What this task involves> Please write the listing below out again exactly, leaving every picture behind.
===== Information supplied
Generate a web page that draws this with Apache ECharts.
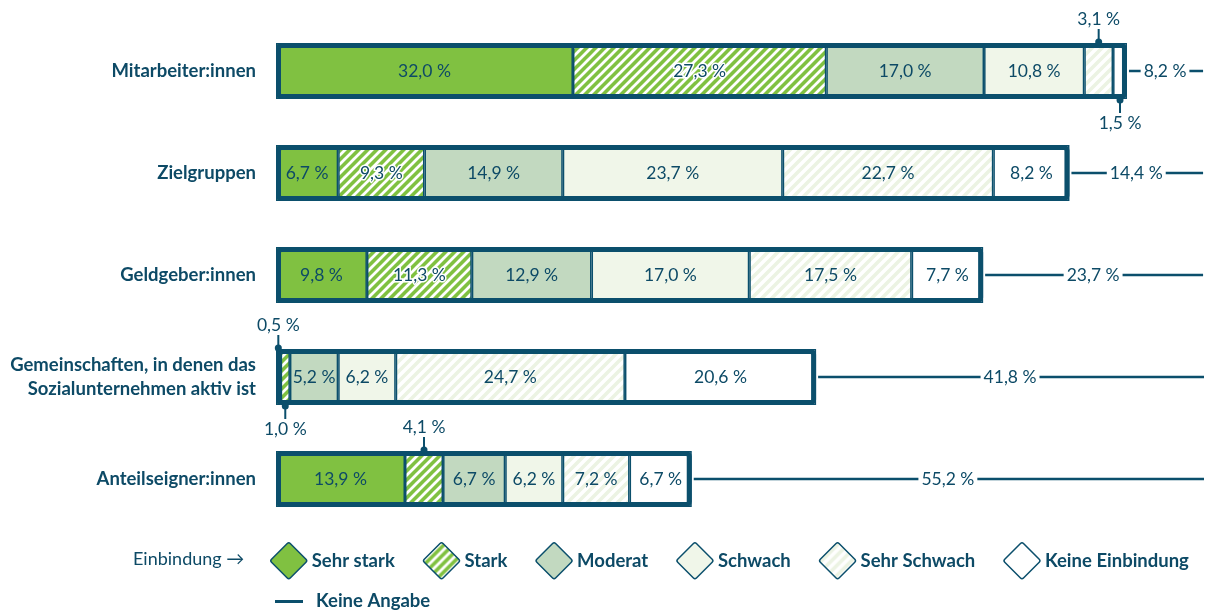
<!DOCTYPE html>
<html>
<head>
<meta charset="utf-8">
<script src="https://cdn.jsdelivr.net/npm/echarts@6/dist/echarts.min.js"></script>
<style>
  html, body { margin: 0; padding: 0; background: #fff; }
  #chart { width: 1209px; height: 611px; }
</style>
</head>
<body>
<div id="chart"></div>
<script>
const categories = [
  'Mitarbeiter:innen',
  'Zielgruppen',
  'Geldgeber:innen',
  'Gemeinschaften, in denen das\nSozialunternehmen aktiv ist',
  'Anteilseigner:innen'
]
const sehrStark = [32.0, 6.7, 9.8, 0.5, 13.9]
const stark = [27.3, 9.3, 11.3, 1.0, 4.1]
const moderat = [17.0, 14.9, 12.9, 5.2, 6.7]
const schwach = [10.8, 23.7, 17.0, 6.2, 6.2]
const sehrSchwach = [3.1, 22.7, 17.5, 24.7, 7.2]
const keineEinbindung = [1.5, 8.2, 7.7, 20.6, 6.7]
const keineAngabe = [8.2, 14.4, 23.7, 41.8, 55.2]
// [category index, segment index, side] for values too small to label inside
const outsideLabels = [[0, 4, 'top'], [0, 5, 'bottom'], [3, 0, 'top'], [3, 1, 'bottom'], [4, 1, 'top']]

const DARK = '#0b4f6c'
const TEXT = '#0d4a66'
const BAR_H = 56
const FONT = 'Lato, "Noto Sans", sans-serif'
const VALUE_SIZE = 17.5

const stripes = (bg, fg, size, width) => {
  const c = document.createElement('canvas')
  c.width = size
  c.height = size
  const ctx = c.getContext('2d')
  ctx.fillStyle = bg
  ctx.fillRect(0, 0, size, size)
  ctx.strokeStyle = fg
  ctx.lineWidth = width
  ctx.lineCap = 'square'
  for (const off of [-size, 0, size]) {
    ctx.beginPath()
    ctx.moveTo(off, size)
    ctx.lineTo(off + size, 0)
    ctx.stroke()
  }
  return { image: c, repeat: 'repeat' }
}

const fmt = (v) => v.toFixed(1).replace('.', ',') + ' %'

const segments = [
  { name: 'Sehr stark', data: sehrStark, color: '#80c141' },
  { name: 'Stark', data: stark, color: stripes('#80c141', '#ffffff', 9, 2.8), halo: true },
  { name: 'Moderat', data: moderat, color: '#c2d9c0' },
  { name: 'Schwach', data: schwach, color: '#f0f6e9' },
  { name: 'Sehr Schwach', data: sehrSchwach, color: stripes('#ffffff', '#ecf3e3', 10, 3.6) },
  { name: 'Keine Einbindung', data: keineEinbindung, color: '#ffffff' }
]

const isOutside = (ci, si) => outsideLabels.some((o) => o[0] === ci && o[1] === si)

const totals = categories.map((_, i) => segments.reduce((s, seg) => s + seg.data[i], 0))

const segmentStart = (ci, si) => {
  let s = 0
  for (let k = 0; k < si; k++) s += segments[k].data[ci]
  return s
}

const barSeries = segments.map((seg, si) => ({
  name: seg.name,
  type: 'bar',
  stack: 'total',
  barWidth: BAR_H,
  barGap: '-100%',
  data: seg.data,
  itemStyle: { color: seg.color, borderColor: DARK, borderWidth: 1.5 },
  label: {
    show: true,
    position: 'inside',
    color: TEXT,
    fontFamily: FONT,
    fontSize: VALUE_SIZE,
    textBorderColor: seg.halo ? '#fff' : 'transparent',
    textBorderWidth: seg.halo ? 3 : 0,
    formatter: (p) => (isOutside(p.dataIndex, si) ? '' : fmt(p.value))
  },
  emphasis: { disabled: true },
  z: 2
}))

const frameSeries = {
  name: 'frame',
  type: 'bar',
  barWidth: BAR_H,
  barGap: '-100%',
  data: totals,
  silent: true,
  itemStyle: { color: 'transparent', borderColor: DARK, borderWidth: 5, borderRadius: 3 },
  z: 3
}

const kaSeries = {
  name: 'Keine Angabe',
  type: 'custom',
  data: categories.map((_, i) => [i, totals[i], keineAngabe[i]]),
  itemStyle: { color: DARK },
  z: 4,
  silent: true,
  renderItem: (params, api) => {
    const ci = api.value(0)
    const start = api.value(1)
    const val = api.value(2)
    const a = api.coord([start, ci])
    const b = api.coord([start + val, ci])
    return {
      type: 'group',
      children: [
        { type: 'line', shape: { x1: a[0] + 2, y1: a[1], x2: b[0], y2: b[1] }, style: { stroke: DARK, lineWidth: 2.5 } },
        {
          type: 'text',
          x: (a[0] + b[0]) / 2,
          y: a[1],
          style: {
            text: fmt(val), fill: TEXT, font: VALUE_SIZE + 'px ' + FONT,
            align: 'center', verticalAlign: 'middle',
            backgroundColor: '#fff', padding: [2, 3]
          }
        }
      ]
    }
  }
}

const annotationSeries = {
  name: 'annotations',
  type: 'custom',
  data: outsideLabels.map((o) => {
    const v = segments[o[1]].data[o[0]]
    return [o[0], segmentStart(o[0], o[1]) + v / 2, v, o[2] === 'top' ? -1 : 1]
  }),
  z: 5,
  silent: true,
  renderItem: (params, api) => {
    const p = api.coord([api.value(1), api.value(0)])
    const dir = api.value(3)
    const edge = p[1] + dir * (BAR_H / 2 + 1)
    return {
      type: 'group',
      children: [
        { type: 'line', shape: { x1: p[0], y1: edge, x2: p[0], y2: edge + dir * 13 }, style: { stroke: DARK, lineWidth: 2 } },
        { type: 'circle', shape: { cx: p[0], cy: edge, r: 3.5 }, style: { fill: DARK } },
        {
          type: 'text',
          x: p[0],
          y: edge + dir * 14,
          style: {
            text: fmt(api.value(2)), fill: TEXT, font: VALUE_SIZE + 'px ' + FONT,
            align: 'center', verticalAlign: dir < 0 ? 'bottom' : 'top'
          }
        }
      ]
    }
  }
}

const chart = echarts.init(document.getElementById('chart'))
chart.setOption({
  animation: false,
  textStyle: { fontFamily: FONT },
  grid: { left: 276, right: 5, top: 20, bottom: 81 },
  xAxis: { type: 'value', min: 0, max: 100, show: false },
  yAxis: {
    type: 'category',
    inverse: true,
    data: categories,
    axisLine: { show: false },
    axisTick: { show: false },
    axisLabel: {
      margin: 20,
      color: TEXT,
      fontFamily: FONT,
      fontWeight: 'bold',
      fontSize: 18.5,
      lineHeight: 24,
      align: 'right',
      padding: [0, 0, 6, 0]
    }
  },
  legend: [
    {
      data: segments.map((s) => s.name),
      left: 265,
      top: 537,
      itemWidth: 36,
      itemHeight: 36,
      itemGap: 28,
      icon: 'path://M46,4 Q50,0 54,4 L96,46 Q100,50 96,54 L54,96 Q50,100 46,96 L4,54 Q0,50 4,46 Z',
      itemStyle: { borderColor: DARK, borderWidth: 1.5 },
      textStyle: { color: TEXT, fontFamily: FONT, fontWeight: 'bold', fontSize: 18.5 },
      selectedMode: false
    },
    {
      data: ['Keine Angabe'],
      left: 270,
      top: 587,
      icon: 'rect',
      itemWidth: 28,
      itemHeight: 3,
      textStyle: { color: TEXT, fontFamily: FONT, fontWeight: 'bold', fontSize: 18.5, padding: [0, 0, 0, 8] },
      selectedMode: false
    }
  ],
  graphic: [
    {
      type: 'text',
      left: 133,
      top: 550,
      style: { text: 'Einbindung →', fill: TEXT, font: '18px ' + FONT }
    }
  ],
  series: [...barSeries, frameSeries, kaSeries, annotationSeries]
})
</script>
</body>
</html>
==========
Written answer>
Generate a web page that draws this with Apache ECharts.
<!DOCTYPE html>
<html>
<head>
<meta charset="utf-8">
<script src="https://cdn.jsdelivr.net/npm/echarts@6/dist/echarts.min.js"></script>
<style>
  html, body { margin: 0; padding: 0; background: #fff; }
  #chart { width: 1209px; height: 611px; }
</style>
</head>
<body>
<div id="chart"></div>
<script>
const categories = [
  'Mitarbeiter:innen',
  'Zielgruppen',
  'Geldgeber:innen',
  'Gemeinschaften, in denen das\nSozialunternehmen aktiv ist',
  'Anteilseigner:innen'
]
const sehrStark = [32.0, 6.7, 9.8, 0.5, 13.9]
const stark = [27.3, 9.3, 11.3, 1.0, 4.1]
const moderat = [17.0, 14.9, 12.9, 5.2, 6.7]
const schwach = [10.8, 23.7, 17.0, 6.2, 6.2]
const sehrSchwach = [3.1, 22.7, 17.5, 24.7, 7.2]
const keineEinbindung = [1.5, 8.2, 7.7, 20.6, 6.7]
const keineAngabe = [8.2, 14.4, 23.7, 41.8, 55.2]
// [category index, segment index, side] for values too small to label inside
const outsideLabels = [[0, 4, 'top'], [0, 5, 'bottom'], [3, 0, 'top'], [3, 1, 'bottom'], [4, 1, 'top']]

const DARK = '#0b4f6c'
const TEXT = '#0d4a66'
const BAR_H = 56
const FONT = 'Lato, "Noto Sans", sans-serif'
const VALUE_SIZE = 17.5

const stripes = (bg, fg, size, width) => {
  const c = document.createElement('canvas')
  c.width = size
  c.height = size
  const ctx = c.getContext('2d')
  ctx.fillStyle = bg
  ctx.fillRect(0, 0, size, size)
  ctx.strokeStyle = fg
  ctx.lineWidth = width
  ctx.lineCap = 'square'
  for (const off of [-size, 0, size]) {
    ctx.beginPath()
    ctx.moveTo(off, size)
    ctx.lineTo(off + size, 0)
    ctx.stroke()
  }
  return { image: c, repeat: 'repeat' }
}

const fmt = (v) => v.toFixed(1).replace('.', ',') + ' %'

const segments = [
  { name: 'Sehr stark', data: sehrStark, color: '#80c141' },
  { name: 'Stark', data: stark, color: stripes('#80c141', '#ffffff', 9, 2.8), halo: true },
  { name: 'Moderat', data: moderat, color: '#c2d9c0' },
  { name: 'Schwach', data: schwach, color: '#f0f6e9' },
  { name: 'Sehr Schwach', data: sehrSchwach, color: stripes('#ffffff', '#ecf3e3', 10, 3.6) },
  { name: 'Keine Einbindung', data: keineEinbindung, color: '#ffffff' }
]

const isOutside = (ci, si) => outsideLabels.some((o) => o[0] === ci && o[1] === si)

const totals = categories.map((_, i) => segments.reduce((s, seg) => s + seg.data[i], 0))

const segmentStart = (ci, si) => {
  let s = 0
  for (let k = 0; k < si; k++) s += segments[k].data[ci]
  return s
}

const barSeries = segments.map((seg, si) => ({
  name: seg.name,
  type: 'bar',
  stack: 'total',
  barWidth: BAR_H,
  barGap: '-100%',
  data: seg.data,
  itemStyle: { color: seg.color, borderColor: DARK, borderWidth: 1.5 },
  label: {
    show: true,
    position: 'inside',
    color: TEXT,
    fontFamily: FONT,
    fontSize: VALUE_SIZE,
    textBorderColor: seg.halo ? '#fff' : 'transparent',
    textBorderWidth: seg.halo ? 3 : 0,
    formatter: (p) => (isOutside(p.dataIndex, si) ? '' : fmt(p.value))
  },
  emphasis: { disabled: true },
  z: 2
}))

const frameSeries = {
  name: 'frame',
  type: 'bar',
  barWidth: BAR_H,
  barGap: '-100%',
  data: totals,
  silent: true,
  itemStyle: { color: 'transparent', borderColor: DARK, borderWidth: 5, borderRadius: 3 },
  z: 3
}

const kaSeries = {
  name: 'Keine Angabe',
  type: 'custom',
  data: categories.map((_, i) => [i, totals[i], keineAngabe[i]]),
  itemStyle: { color: DARK },
  z: 4,
  silent: true,
  renderItem: (params, api) => {
    const ci = api.value(0)
    const start = api.value(1)
    const val = api.value(2)
    const a = api.coord([start, ci])
    const b = api.coord([start + val, ci])
    return {
      type: 'group',
      children: [
        { type: 'line', shape: { x1: a[0] + 2, y1: a[1], x2: b[0], y2: b[1] }, style: { stroke: DARK, lineWidth: 2.5 } },
        {
          type: 'text',
          x: (a[0] + b[0]) / 2,
          y: a[1],
          style: {
            text: fmt(val), fill: TEXT, font: VALUE_SIZE + 'px ' + FONT,
            align: 'center', verticalAlign: 'middle',
            backgroundColor: '#fff', padding: [2, 3]
          }
        }
      ]
    }
  }
}

const annotationSeries = {
  name: 'annotations',
  type: 'custom',
  data: outsideLabels.map((o) => {
    const v = segments[o[1]].data[o[0]]
    return [o[0], segmentStart(o[0], o[1]) + v / 2, v, o[2] === 'top' ? -1 : 1]
  }),
  z: 5,
  silent: true,
  renderItem: (params, api) => {
    const p = api.coord([api.value(1), api.value(0)])
    const dir = api.value(3)
    const edge = p[1] + dir * (BAR_H / 2 + 1)
    return {
      type: 'group',
      children: [
        { type: 'line', shape: { x1: p[0], y1: edge, x2: p[0], y2: edge + dir * 13 }, style: { stroke: DARK, lineWidth: 2 } },
        { type: 'circle', shape: { cx: p[0], cy: edge, r: 3.5 }, style: { fill: DARK } },
        {
          type: 'text',
          x: p[0],
          y: edge + dir * 14,
          style: {
            text: fmt(api.value(2)), fill: TEXT, font: VALUE_SIZE + 'px ' + FONT,
            align: 'center', verticalAlign: dir < 0 ? 'bottom' : 'top'
          }
        }
      ]
    }
  }
}

const chart = echarts.init(document.getElementById('chart'))
chart.setOption({
  animation: false,
  textStyle: { fontFamily: FONT },
  grid: { left: 276, right: 5, top: 20, bottom: 81 },
  xAxis: { type: 'value', min: 0, max: 100, show: false },
  yAxis: {
    type: 'category',
    inverse: true,
    data: categories,
    axisLine: { show: false },
    axisTick: { show: false },
    axisLabel: {
      margin: 20,
      color: TEXT,
      fontFamily: FONT,
      fontWeight: 'bold',
      fontSize: 18.5,
      lineHeight: 24,
      align: 'right',
      padding: [0, 0, 6, 0]
    }
  },
  legend: [
    {
      data: segments.map((s) => s.name),
      left: 265,
      top: 537,
      itemWidth: 36,
      itemHeight: 36,
      itemGap: 28,
      icon: 'path://M46,4 Q50,0 54,4 L96,46 Q100,50 96,54 L54,96 Q50,100 46,96 L4,54 Q0,50 4,46 Z',
      itemStyle: { borderColor: DARK, borderWidth: 1.5 },
      textStyle: { color: TEXT, fontFamily: FONT, fontWeight: 'bold', fontSize: 18.5 },
      selectedMode: false
    },
    {
      data: ['Keine Angabe'],
      left: 270,
      top: 587,
      icon: 'rect',
      itemWidth: 28,
      itemHeight: 3,
      textStyle: { color: TEXT, fontFamily: FONT, fontWeight: 'bold', fontSize: 18.5, padding: [0, 0, 0, 8] },
      selectedMode: false
    }
  ],
  graphic: [
    {
      type: 'text',
      left: 133,
      top: 550,
      style: { text: 'Einbindung →', fill: TEXT, font: '18px ' + FONT }
    }
  ],
  series: [...barSeries, frameSeries, kaSeries, annotationSeries]
})
</script>
</body>
</html>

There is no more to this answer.